### Your goal:
Write out the opening lines of the data word for word, up to and including the line with "p1_flag_index = 2", and leave every picture and every later line out.

-- BEGIN --

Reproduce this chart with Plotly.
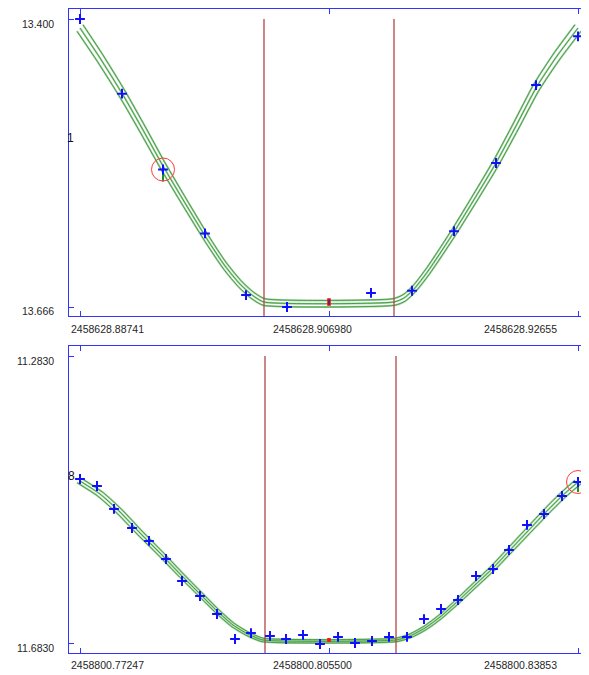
import plotly.graph_objects as go

# ---------------- data: panel 1 (JD 2458628) ----------------
p1_time = [2458628.887410, 2458628.890711, 2458628.893933, 2458628.897234,
           2458628.900457, 2458628.903679, 2458628.910281, 2458628.913503,
           2458628.916804, 2458628.920105, 2458628.923249, 2458628.926550]
p1_mag = [13.400, 13.469, 13.539, 13.598, 13.655, 13.666,
          13.653, 13.651, 13.596, 13.533, 13.461, 13.416]
p1_flag_index = 2

p1_model_time = [2458628.887410, 2458628.888982, 2458628.890790, 2458628.892361,
                 2458628.893933, 2458628.895662, 2458628.897391, 2458628.898806,
                 2458628.899985, 2458628.900928, 2458628.901871, 2458628.912089,
                 2458628.912874, 2458628.913660, 2458628.914761, 2458628.916804,
                 2458628.918455, 2458628.920105, 2458628.921677, 2458628.923249,
                 2458628.924899, 2458628.926550]
p1_model_mag = [13.4083, 13.4360, 13.4702, 13.5025, 13.5358, 13.5699, 13.6032,
                13.6281, 13.6448, 13.6549, 13.6614, 13.6614, 13.6577, 13.6494,
                13.6328, 13.5967, 13.5653, 13.5330, 13.4988, 13.4637, 13.4342,
                13.4083]
p1_contacts = [2458628.901871, 2458628.912089]
p1_mid_time = 2458628.906980

p1_xticks = [2458628.88741, 2458628.906980, 2458628.92655]
p1_xtick_text = ["2458628.88741", "2458628.906980", "2458628.92655"]
p1_yticks = [13.400, 13.666]
p1_ytick_text = ["13.400", "13.666"]
p1_label = "1"

# ---------------- data: panel 2 (JD 2458800) ----------------
p2_time = [2458800.772470, 2458800.774725, 2458800.776980, 2458800.779368,
           2458800.781623, 2458800.783878, 2458800.786000, 2458800.788388,
           2458800.790643, 2458800.793031, 2458800.795153, 2458800.797674,
           2458800.799796, 2458800.802051, 2458800.804306, 2458800.806694,
           2458800.808949, 2458800.811204, 2458800.813459, 2458800.815847,
           2458800.818102, 2458800.820357, 2458800.822612, 2458800.825000,
           2458800.827255, 2458800.829377, 2458800.831765, 2458800.834020,
           2458800.836408, 2458800.838530]
p2_mag = [11.4544, 11.4642, 11.4962, 11.5227, 11.5408, 11.5659, 11.5966, 11.6175,
          11.6426, 11.6774, 11.6691, 11.6732, 11.6774, 11.6718, 11.6844, 11.6746,
          11.6830, 11.6802, 11.6746, 11.6746, 11.6496, 11.6356, 11.6231, 11.5896,
          11.5799, 11.5534, 11.5185, 11.5032, 11.4781, 11.4586]
p2_flag_index = 29

p2_model_time = [2458800.772470, 2458800.775123, 2458800.777776, 2458800.780429,
                 2458800.783082, 2458800.785735, 2458800.788388, 2458800.790643,
                 2458800.792766, 2458800.794755, 2458800.796745, 2458800.814388,
                 2458800.816245, 2458800.818235, 2458800.820224, 2458800.822612,
                 2458800.825000, 2458800.827255, 2458800.829510, 2458800.831765,
                 2458800.834020, 2458800.836408, 2458800.838530]
p2_model_mag = [11.4572, 11.4753, 11.5004, 11.5297, 11.5576, 11.5868, 11.6147,
                11.6384, 11.6579, 11.6705, 11.6788, 11.6788, 11.6732, 11.6621,
                11.6468, 11.6245, 11.6008, 11.5785, 11.5534, 11.5283, 11.5032,
                11.4781, 11.4586]
p2_contacts = [2458800.797010, 2458800.814388]
p2_mid_time = 2458800.805500

p2_xticks = [2458800.77247, 2458800.805500, 2458800.83853]
p2_xtick_text = ["2458800.77247", "2458800.805500", "2458800.83853"]
p2_yticks = [11.2830, 11.6830]
p2_ytick_text = ["11.2830", "11.6830"]
p2_label = "8"

# ---------------- layout helpers ----------------
# page body has an 8px margin, so the figure is drawn 8px smaller and all page
# pixel positions below are shifted by that offset.
OFF = 8
PAGE_W, PAGE_H = 589, 675
W, H = PAGE_W - OFF, PAGE_H - OFF
ML, MR, MT, MB = 69 - OFF, 3, 9 - OFF, 22
PW, PH = W - ML - MR, H - MT - MB


def pxx(x):
    return (x - OFF - ML) / PW


def pxy(y):
    return (H - MB - (y - OFF)) / PH


FRAME = "#3333ff"
POINT = "#1010ff"
GREEN_LIGHT = "rgba(80,170,80,0.5)"
GREEN_DARK = "#2f8f2f"
CONTACT = "#b04848"
FONT = "Liberation Sans, Arial, sans-serif"
TXT = "#262626"

fig = go.Figure()

panels = [
    dict(t=p1_time, m=p1_mag, flag=p1_flag_index, mt=p1_model_time, mm=p1_model_mag,
         contacts=p1_contacts, mid=p1_mid_time, xt=p1_xticks, xtt=p1_xtick_text,
         yt=p1_yticks, ytt=p1_ytick_text, label=p1_label,
         xr=[2458628.886545, 2458628.927179], yr=[13.67431, 13.39076],
         dom=[pxy(316), pxy(9)], xa="x", ya="y", dy=0.00305, spread=0.012,
         bar=(0.0018, 0.0111), inner=True,
         xlab_y=329, label_xy=(70, 138), yshift=(-5, -4)),
    dict(t=p2_time, m=p2_mag, flag=p2_flag_index, mt=p2_model_time, mm=p2_model_mag,
         contacts=p2_contacts, mid=p2_mid_time, xt=p2_xticks, xtt=p2_xtick_text,
         yt=p2_yticks, ytt=p2_ytick_text, label=p2_label,
         xr=[2458800.771011, 2458800.839591], yr=[11.69694, 11.26906],
         dom=[pxy(653), pxy(346)], xa="x2", ya="y2", dy=0.00237, spread=0.012,
         bar=(0.0028, 0.0139), inner=False,
         xlab_y=665, label_xy=(71, 476), yshift=(-5, -4.5)),
]

annotations = []
for i, p in enumerate(panels):
    xa, ya = p["xa"], p["ya"]
    # model lines (three)
    for k in (-1, 0, 1):
        mx = [p["mid"] + (t - p["mid"]) * (1 + k * p["spread"]) for t in p["mt"]]
        my = [m + k * p["dy"] for m in p["mm"]]
        fig.add_trace(go.Scatter(x=mx, y=my, mode="lines", xaxis=xa, yaxis=ya,
                                 line=dict(color=GREEN_LIGHT, width=2.0, shape="spline", smoothing=0.5),
                                 hoverinfo="skip", showlegend=False))
        fig.add_trace(go.Scatter(x=mx, y=my, mode="lines", xaxis=xa, yaxis=ya,
                                 line=dict(color=GREEN_DARK, width=0.8, shape="spline", smoothing=0.5),
                                 hoverinfo="skip", showlegend=False))
    # contact lines
    for c in p["contacts"]:
        fig.add_trace(go.Scatter(x=[c, c], y=[p["yt"][0], p["yr"][0]], mode="lines",
                                 xaxis=xa, yaxis=ya, line=dict(color=CONTACT, width=1.3),
                                 hoverinfo="skip", showlegend=False))
    # mid-time marker
    mid_model = max(p["mm"])
    fig.add_trace(go.Scatter(x=[p["mid"], p["mid"]],
                             y=[mid_model - p["dy"] * 1.15, mid_model + p["dy"] * 1.15], mode="lines",
                             xaxis=xa, yaxis=ya, line=dict(color="#ff1010", width=3.6),
                             hoverinfo="skip", showlegend=False))
    if p["inner"]:
        fig.add_trace(go.Scatter(x=[p["mid"], p["mid"]],
                                 y=[mid_model - p["dy"] * 0.8, mid_model + p["dy"] * 0.8], mode="lines",
                                 xaxis=xa, yaxis=ya, line=dict(color="#2020a0", width=1.2),
                                 hoverinfo="skip", showlegend=False))
    # flagged point residual bar
    ft, fm = p["t"][p["flag"]], p["m"][p["flag"]]
    fig.add_trace(go.Scatter(x=[ft, ft], y=[fm + p["bar"][0], fm + p["bar"][1]], mode="lines",
                             xaxis=xa, yaxis=ya, line=dict(color="#1f8f1f", width=2),
                             hoverinfo="skip", showlegend=False))
    # data points
    fig.add_trace(go.Scatter(x=p["t"], y=p["m"], mode="markers", xaxis=xa, yaxis=ya,
                             marker=dict(symbol="cross-thin", size=7,
                                         line=dict(color=POINT, width=2)),
                             hoverinfo="skip", showlegend=False))
    # red circle on flagged point
    fig.add_trace(go.Scatter(x=[ft], y=[fm], mode="markers", xaxis=xa, yaxis=ya,
                             marker=dict(symbol="circle-open", size=23, color="#ff3b3b",
                                         line=dict(color="#ff3b3b", width=1)),
                             hoverinfo="skip", showlegend=False, cliponaxis=False))

    axis_common = dict(showgrid=False, zeroline=False, showline=True, linecolor=FRAME,
                       linewidth=1, mirror="ticks", ticks="inside", ticklen=5,
                       tickcolor=FRAME, tickwidth=1, showticklabels=False)
    xkey = "xaxis" if i == 0 else "xaxis2"
    ykey = "yaxis" if i == 0 else "yaxis2"
    fig.update_layout(**{
        xkey: dict(range=p["xr"], tickvals=p["xt"], anchor=ya, domain=[0, 1], **axis_common),
        ykey: dict(range=p["yr"], tickvals=p["yt"], anchor=xa, domain=p["dom"], **axis_common),
    })

    # y tick labels
    for j, (v, s) in enumerate(zip(p["yt"], p["ytt"])):
        annotations.append(dict(x=pxx(56), xref="paper", y=v, yref=ya, text=s,
                                xanchor="right", yanchor="middle", yshift=p["yshift"][j],
                                showarrow=False, font=dict(family=FONT, size=10.5, color=TXT)))
    # x tick labels
    anchors = [("left", -11), ("center", -17), ("right", -19)]
    for (v, s), (anc, sh) in zip(zip(p["xt"], p["xtt"]), anchors):
        annotations.append(dict(x=v, xref=xa, y=pxy(p["xlab_y"]), yref="paper", text=s,
                                xanchor=anc, yanchor="middle", xshift=sh,
                                showarrow=False, font=dict(family=FONT, size=10.5, color=TXT)))
    # panel label
    lx, ly = p["label_xy"]
    annotations.append(dict(x=pxx(lx), xref="paper", y=pxy(ly), yref="paper", text=p["label"],
                            xanchor="center", yanchor="middle", showarrow=False,
                            font=dict(family=FONT, size=12, color="#111")))

fig.update_layout(width=W, height=H, margin=dict(l=ML, r=MR, t=MT, b=MB),
                  paper_bgcolor="white", plot_bgcolor="white", annotations=annotations,
                  showlegend=False)

fig.write_html("out.html")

-- END --

### Solved exercise:
Reproduce this chart with Plotly.
import plotly.graph_objects as go

# ---------------- data: panel 1 (JD 2458628) ----------------
p1_time = [2458628.887410, 2458628.890711, 2458628.893933, 2458628.897234,
           2458628.900457, 2458628.903679, 2458628.910281, 2458628.913503,
           2458628.916804, 2458628.920105, 2458628.923249, 2458628.926550]
p1_mag = [13.400, 13.469, 13.539, 13.598, 13.655, 13.666,
          13.653, 13.651, 13.596, 13.533, 13.461, 13.416]
p1_flag_index = 2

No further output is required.